The horrors of the past, embodied in torturers turned security chiefs, return much like Daniel’s dreams of Moira, his “candy-haired woman”. But Agualusa is interested in the human spirit’s ability to dream on and through, to imagine alternative resolutions to those insisted upon by dictators. And it is in this insistence on hope, on the power of the imagination, that The Society of Reluctant Dreamers. As Hélio, the Brazilian neuroscientist tells Daniel, “Unfortunately, people have stopped seeing the value of dreams. We need to restore dreams to their practical vocation.”

Those of Agualusa’s previous books which are available in English — Creole (2002 [1997]), The Book of Chameleons (2006 [2004]), My Father’s Wives (2008 [2007]), and A General Theory of Oblivion (2015 [2012]) — all share this commitment to hope. His protagonists form part of what Moira, climbing Table Mountain, calls “a Republic of Dreamers”, because as Hossi puts it, “most people have incredibly weird dreams. Dreams are weird. If they weren’t weird, maybe they wouldn’t be dreams”.  

Weaving together history and fiction, fact and fable, Agualusa compels us to re-examine our relationship to storytelling itself. The exchange between Hossi and Daniel about the importance of truth in storytelling reminds us of the role of belief: “I was lying, yes. I invented the whole thing. Or — no, no, I wasn’t lying. What difference does it make? […] It doesn’t matter in the least. What matters is that you believed it. While I was telling you my story, you believed it. While I was telling you my story, the whole thing was true.” 

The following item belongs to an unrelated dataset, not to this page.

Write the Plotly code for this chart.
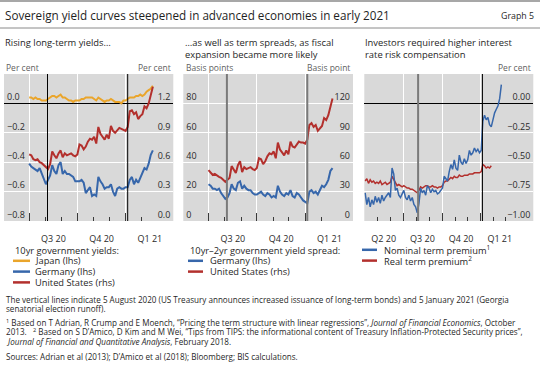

In this compelling novel, Agualusa has given us access to his dreams, and for the duration of his telling, our incredulity is successfully suspended.  DM/MC

Angelo Fick is the Director of Research at the Auwal Socio-economic Research Institute in Johannesburg. After two decades teaching across various disciplines in universities, he briefly worked as a political analyst in broadcast news media.